Brock’s facial expression was a hard-to-decipher mixture of joy and sadness. “We started dating after the 7-Eleven episode. Once I had money flowing freely again, we bought this place.” Brock waved a finger over his head to indicate the property. “He commissioned the baked beans painting, claiming those cans made this house possible.”
“You previously mentioned a late husband. Aaron?”
“Yeah… we got married and had a few good years together. He died of cancer in early 2020.”
“Crap. Sorry, man.”
“Thanks. It’s good though. I miss him, but he’ll always be alive in this house. We made some pretty good memories. And after all, isn’t that what we all hope happens when we die? We live even after our last breath. In the thoughts of those who loved us.”
“Well, shit. There goes golfing tomorrow.” They were in bed, watching the weather report on the late, local news. Thunderstorms were forecast for much of Monday.

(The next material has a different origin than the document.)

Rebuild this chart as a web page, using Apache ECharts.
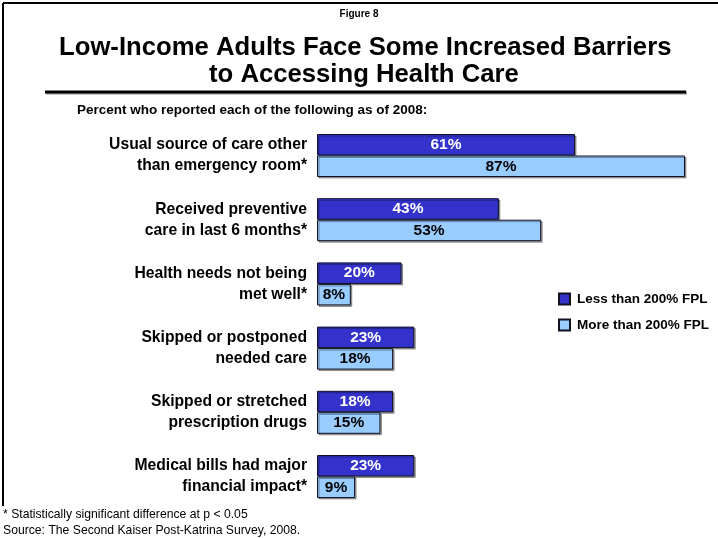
<!DOCTYPE html>
<html>
<head>
<meta charset="utf-8">
<script src="https://cdn.jsdelivr.net/npm/echarts@6/dist/echarts.min.js"></script>
<style>
  html, body { margin: 0; padding: 0; background: #fff; }
  #chart { width: 718px; height: 538px; }
</style>
</head>
<body>
<div id="chart"></div>
<script>
// Survey items (two-line labels) and percentages by income group
const categories = [
  'Usual source of care other\nthan emergency room*',
  'Received preventive\ncare in last 6 months*',
  'Health needs not being\nmet well*',
  'Skipped or postponed\nneeded care',
  'Skipped or stretched\nprescription drugs',
  'Medical bills had major\nfinancial impact*'
];
const lowIncome = [61, 43, 20, 23, 18, 23];
const higherIncome = [87, 53, 8, 18, 15, 9];
const seriesNames = ['Less than 200% FPL', 'More than 200% FPL'];

const FONT = 'Liberation Sans, Arial, sans-serif';

const chart = echarts.init(document.getElementById('chart'), null, { renderer: 'canvas' });

function barSeries(name, data, fill, labelColor) {
  return {
    name: name,
    type: 'bar',
    data: data,
    barWidth: 21.5,
    barGap: '0%',
    itemStyle: {
      color: fill,
      borderColor: '#111122',
      borderWidth: 1,
      shadowColor: 'rgba(0,0,0,0.35)',
      shadowOffsetX: 1.5,
      shadowOffsetY: 1.5,
      shadowBlur: 0
    },
    label: {
      show: true,
      position: 'inside',
      formatter: '{c}%',
      color: labelColor,
      fontFamily: FONT,
      fontWeight: 'bold',
      fontSize: 15.5
    },
    emphasis: { disabled: true },
    animation: false
  };
}

const titleText = { fontFamily: FONT, fontWeight: 'bold', fontSize: 25.7, color: '#000' };

chart.setOption({
  backgroundColor: '#fff',
  animation: false,
  title: [
    {
      text: 'Figure 8',
      left: 'center',
      top: 9,
      padding: 0,
      textStyle: { fontFamily: FONT, fontWeight: 'bold', fontSize: 10, color: '#000' }
    },
    {
      text: 'Low-Income Adults Face Some Increased Barriers',
      left: 59,
      top: 35,
      padding: 0,
      textStyle: titleText
    },
    {
      text: 'to Accessing Health Care',
      left: 209,
      top: 62,
      padding: 0,
      textStyle: titleText
    },
    {
      text: 'Percent who reported each of the following as of 2008:',
      left: 77,
      top: 103,
      padding: 0,
      textStyle: { fontFamily: FONT, fontWeight: 'bold', fontSize: 13.5, color: '#000' }
    },
    {
      text: '* Statistically significant difference at p < 0.05\nSource: The Second Kaiser Post-Katrina Survey, 2008.',
      left: 3,
      top: 507,
      padding: 0,
      textStyle: { fontFamily: FONT, fontWeight: 'normal', fontSize: 12.2, lineHeight: 16, color: '#000' }
    }
  ],
  legend: {
    orient: 'vertical',
    left: 558,
    top: 292,
    padding: 0,
    itemWidth: 11,
    itemHeight: 11,
    itemGap: 12,
    icon: 'rect',
    data: seriesNames,
    textStyle: { fontFamily: FONT, fontWeight: 'bold', fontSize: 13.5, color: '#000', padding: [0, 0, 0, 2] },
    selectedMode: false
  },
  grid: { left: 317, right: 33, top: 123.4, bottom: 29.4, containLabel: false },
  xAxis: {
    type: 'value',
    min: 0,
    max: 87,
    show: false
  },
  yAxis: {
    type: 'category',
    data: categories,
    inverse: true,
    axisLine: { show: false },
    axisTick: { show: false },
    splitLine: { show: false },
    axisLabel: {
      margin: 10,
      fontFamily: FONT,
      fontWeight: 'bold',
      fontSize: 15.7,
      lineHeight: 21,
      color: '#000',
      align: 'right'
    }
  },
  series: [
    barSeries(seriesNames[0], lowIncome, '#3333CC', '#ffffff'),
    barSeries(seriesNames[1], higherIncome, '#99CCFF', '#000000')
  ],
  graphic: [
    // slide frame
    { type: 'line', shape: { x1: 3, y1: 3, x2: 718, y2: 3 }, style: { stroke: '#000', lineWidth: 2 } },
    { type: 'line', shape: { x1: 3, y1: 3, x2: 3, y2: 506 }, style: { stroke: '#000', lineWidth: 2 } },
    // rule under the title
    { type: 'line', shape: { x1: 46, y1: 93, x2: 687, y2: 93 }, style: { stroke: '#999', lineWidth: 3 } },
    { type: 'line', shape: { x1: 45, y1: 92, x2: 686, y2: 92 }, style: { stroke: '#000', lineWidth: 3 } }
  ]
});
</script>
</body>
</html>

“Actually, that may not be so bad.” César reached for his phone and brought up the list of open house items. “We can call all the utility and service people and arrange any necessary visits to the house. The locksmith and security company definitely have to come out.”
Brett fluffed another pillow and added it to the one under his head. “We can play tourist in the afternoon if the weather clears.”
“We can also go car shopping. I don’t think I want to rent every time we come out here.”
“Let’s hold off on the car until next month. We can rent one more time. But I really want to hit the hotel’s gym. Too much drinking and eating this trip. I need to burn some calories.”
“Why don’t you turn off the TV and get under the covers? I’m pretty sure I can come up with a way to get you some exercise right now.”